# [What you will do]
Copy out all of the material, matching it word for word.

===== Data segment

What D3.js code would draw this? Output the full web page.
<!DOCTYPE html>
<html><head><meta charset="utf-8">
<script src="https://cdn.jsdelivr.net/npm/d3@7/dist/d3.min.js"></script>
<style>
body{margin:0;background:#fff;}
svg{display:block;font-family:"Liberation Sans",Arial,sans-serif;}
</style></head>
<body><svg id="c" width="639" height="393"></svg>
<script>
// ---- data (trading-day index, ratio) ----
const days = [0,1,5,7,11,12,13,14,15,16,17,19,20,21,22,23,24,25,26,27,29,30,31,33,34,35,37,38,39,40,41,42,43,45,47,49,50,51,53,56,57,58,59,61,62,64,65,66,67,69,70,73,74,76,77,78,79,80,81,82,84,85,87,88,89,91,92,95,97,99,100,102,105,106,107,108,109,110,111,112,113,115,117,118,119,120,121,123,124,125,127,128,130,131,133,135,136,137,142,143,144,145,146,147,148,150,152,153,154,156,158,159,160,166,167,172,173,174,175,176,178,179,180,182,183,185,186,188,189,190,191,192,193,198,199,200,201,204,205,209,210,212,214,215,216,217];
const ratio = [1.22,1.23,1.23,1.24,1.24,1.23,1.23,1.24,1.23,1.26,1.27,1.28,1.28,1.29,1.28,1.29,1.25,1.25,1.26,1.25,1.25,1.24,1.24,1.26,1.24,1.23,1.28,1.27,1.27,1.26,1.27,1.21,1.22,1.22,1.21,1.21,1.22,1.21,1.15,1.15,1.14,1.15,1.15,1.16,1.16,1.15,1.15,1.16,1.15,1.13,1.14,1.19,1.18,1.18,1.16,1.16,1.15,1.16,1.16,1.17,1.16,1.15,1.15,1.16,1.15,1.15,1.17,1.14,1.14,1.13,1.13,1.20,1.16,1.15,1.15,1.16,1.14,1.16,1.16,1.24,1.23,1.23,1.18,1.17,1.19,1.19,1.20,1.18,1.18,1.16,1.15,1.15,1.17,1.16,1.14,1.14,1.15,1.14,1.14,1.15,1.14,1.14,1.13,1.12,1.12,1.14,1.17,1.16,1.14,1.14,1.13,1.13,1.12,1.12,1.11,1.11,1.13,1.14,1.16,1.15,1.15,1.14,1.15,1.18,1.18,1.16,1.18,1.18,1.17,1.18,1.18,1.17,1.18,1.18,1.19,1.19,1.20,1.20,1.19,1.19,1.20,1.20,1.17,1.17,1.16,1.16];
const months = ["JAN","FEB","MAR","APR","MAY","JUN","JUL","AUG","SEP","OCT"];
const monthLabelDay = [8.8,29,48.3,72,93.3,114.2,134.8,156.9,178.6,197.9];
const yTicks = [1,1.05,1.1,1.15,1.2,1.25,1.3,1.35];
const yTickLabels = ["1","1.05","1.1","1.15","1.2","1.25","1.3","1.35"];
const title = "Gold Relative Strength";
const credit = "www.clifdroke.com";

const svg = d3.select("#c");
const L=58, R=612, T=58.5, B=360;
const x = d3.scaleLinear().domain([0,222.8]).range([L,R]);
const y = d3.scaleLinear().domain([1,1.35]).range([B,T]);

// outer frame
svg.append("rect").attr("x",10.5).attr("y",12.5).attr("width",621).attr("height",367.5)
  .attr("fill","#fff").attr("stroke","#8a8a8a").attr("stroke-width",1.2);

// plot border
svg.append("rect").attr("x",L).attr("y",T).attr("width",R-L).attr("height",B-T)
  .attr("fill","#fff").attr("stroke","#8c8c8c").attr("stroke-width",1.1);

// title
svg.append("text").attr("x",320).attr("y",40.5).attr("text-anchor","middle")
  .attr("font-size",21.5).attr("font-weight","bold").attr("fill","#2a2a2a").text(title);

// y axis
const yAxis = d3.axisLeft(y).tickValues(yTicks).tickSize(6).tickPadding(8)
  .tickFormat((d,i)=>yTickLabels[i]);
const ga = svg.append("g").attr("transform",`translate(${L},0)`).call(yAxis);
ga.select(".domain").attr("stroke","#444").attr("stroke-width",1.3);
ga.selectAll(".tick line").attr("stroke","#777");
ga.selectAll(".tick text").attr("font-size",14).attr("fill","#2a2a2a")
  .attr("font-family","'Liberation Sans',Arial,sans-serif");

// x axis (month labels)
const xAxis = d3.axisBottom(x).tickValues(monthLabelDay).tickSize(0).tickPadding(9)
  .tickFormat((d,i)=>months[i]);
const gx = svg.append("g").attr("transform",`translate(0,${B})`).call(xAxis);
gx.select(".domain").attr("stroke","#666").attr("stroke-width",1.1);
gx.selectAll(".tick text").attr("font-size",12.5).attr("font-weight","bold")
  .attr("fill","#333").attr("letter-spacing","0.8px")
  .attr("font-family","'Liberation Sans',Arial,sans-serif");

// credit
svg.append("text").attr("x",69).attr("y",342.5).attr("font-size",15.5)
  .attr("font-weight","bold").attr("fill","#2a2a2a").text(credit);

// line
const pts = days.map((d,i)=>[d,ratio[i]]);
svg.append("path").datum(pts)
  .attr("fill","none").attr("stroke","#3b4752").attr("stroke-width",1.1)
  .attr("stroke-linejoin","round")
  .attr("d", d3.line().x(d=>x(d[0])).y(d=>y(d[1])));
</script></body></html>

==========

# [Result below]
What D3.js code would draw this? Output the full web page.
<!DOCTYPE html>
<html><head><meta charset="utf-8">
<script src="https://cdn.jsdelivr.net/npm/d3@7/dist/d3.min.js"></script>
<style>
body{margin:0;background:#fff;}
svg{display:block;font-family:"Liberation Sans",Arial,sans-serif;}
</style></head>
<body><svg id="c" width="639" height="393"></svg>
<script>
// ---- data (trading-day index, ratio) ----
const days = [0,1,5,7,11,12,13,14,15,16,17,19,20,21,22,23,24,25,26,27,29,30,31,33,34,35,37,38,39,40,41,42,43,45,47,49,50,51,53,56,57,58,59,61,62,64,65,66,67,69,70,73,74,76,77,78,79,80,81,82,84,85,87,88,89,91,92,95,97,99,100,102,105,106,107,108,109,110,111,112,113,115,117,118,119,120,121,123,124,125,127,128,130,131,133,135,136,137,142,143,144,145,146,147,148,150,152,153,154,156,158,159,160,166,167,172,173,174,175,176,178,179,180,182,183,185,186,188,189,190,191,192,193,198,199,200,201,204,205,209,210,212,214,215,216,217];
const ratio = [1.22,1.23,1.23,1.24,1.24,1.23,1.23,1.24,1.23,1.26,1.27,1.28,1.28,1.29,1.28,1.29,1.25,1.25,1.26,1.25,1.25,1.24,1.24,1.26,1.24,1.23,1.28,1.27,1.27,1.26,1.27,1.21,1.22,1.22,1.21,1.21,1.22,1.21,1.15,1.15,1.14,1.15,1.15,1.16,1.16,1.15,1.15,1.16,1.15,1.13,1.14,1.19,1.18,1.18,1.16,1.16,1.15,1.16,1.16,1.17,1.16,1.15,1.15,1.16,1.15,1.15,1.17,1.14,1.14,1.13,1.13,1.20,1.16,1.15,1.15,1.16,1.14,1.16,1.16,1.24,1.23,1.23,1.18,1.17,1.19,1.19,1.20,1.18,1.18,1.16,1.15,1.15,1.17,1.16,1.14,1.14,1.15,1.14,1.14,1.15,1.14,1.14,1.13,1.12,1.12,1.14,1.17,1.16,1.14,1.14,1.13,1.13,1.12,1.12,1.11,1.11,1.13,1.14,1.16,1.15,1.15,1.14,1.15,1.18,1.18,1.16,1.18,1.18,1.17,1.18,1.18,1.17,1.18,1.18,1.19,1.19,1.20,1.20,1.19,1.19,1.20,1.20,1.17,1.17,1.16,1.16];
const months = ["JAN","FEB","MAR","APR","MAY","JUN","JUL","AUG","SEP","OCT"];
const monthLabelDay = [8.8,29,48.3,72,93.3,114.2,134.8,156.9,178.6,197.9];
const yTicks = [1,1.05,1.1,1.15,1.2,1.25,1.3,1.35];
const yTickLabels = ["1","1.05","1.1","1.15","1.2","1.25","1.3","1.35"];
const title = "Gold Relative Strength";
const credit = "www.clifdroke.com";

const svg = d3.select("#c");
const L=58, R=612, T=58.5, B=360;
const x = d3.scaleLinear().domain([0,222.8]).range([L,R]);
const y = d3.scaleLinear().domain([1,1.35]).range([B,T]);

// outer frame
svg.append("rect").attr("x",10.5).attr("y",12.5).attr("width",621).attr("height",367.5)
  .attr("fill","#fff").attr("stroke","#8a8a8a").attr("stroke-width",1.2);

// plot border
svg.append("rect").attr("x",L).attr("y",T).attr("width",R-L).attr("height",B-T)
  .attr("fill","#fff").attr("stroke","#8c8c8c").attr("stroke-width",1.1);

// title
svg.append("text").attr("x",320).attr("y",40.5).attr("text-anchor","middle")
  .attr("font-size",21.5).attr("font-weight","bold").attr("fill","#2a2a2a").text(title);

// y axis
const yAxis = d3.axisLeft(y).tickValues(yTicks).tickSize(6).tickPadding(8)
  .tickFormat((d,i)=>yTickLabels[i]);
const ga = svg.append("g").attr("transform",`translate(${L},0)`).call(yAxis);
ga.select(".domain").attr("stroke","#444").attr("stroke-width",1.3);
ga.selectAll(".tick line").attr("stroke","#777");
ga.selectAll(".tick text").attr("font-size",14).attr("fill","#2a2a2a")
  .attr("font-family","'Liberation Sans',Arial,sans-serif");

// x axis (month labels)
const xAxis = d3.axisBottom(x).tickValues(monthLabelDay).tickSize(0).tickPadding(9)
  .tickFormat((d,i)=>months[i]);
const gx = svg.append("g").attr("transform",`translate(0,${B})`).call(xAxis);
gx.select(".domain").attr("stroke","#666").attr("stroke-width",1.1);
gx.selectAll(".tick text").attr("font-size",12.5).attr("font-weight","bold")
  .attr("fill","#333").attr("letter-spacing","0.8px")
  .attr("font-family","'Liberation Sans',Arial,sans-serif");

// credit
svg.append("text").attr("x",69).attr("y",342.5).attr("font-size",15.5)
  .attr("font-weight","bold").attr("fill","#2a2a2a").text(credit);

// line
const pts = days.map((d,i)=>[d,ratio[i]]);
svg.append("path").datum(pts)
  .attr("fill","none").attr("stroke","#3b4752").attr("stroke-width",1.1)
  .attr("stroke-linejoin","round")
  .attr("d", d3.line().x(d=>x(d[0])).y(d=>y(d[1])));
</script></body></html>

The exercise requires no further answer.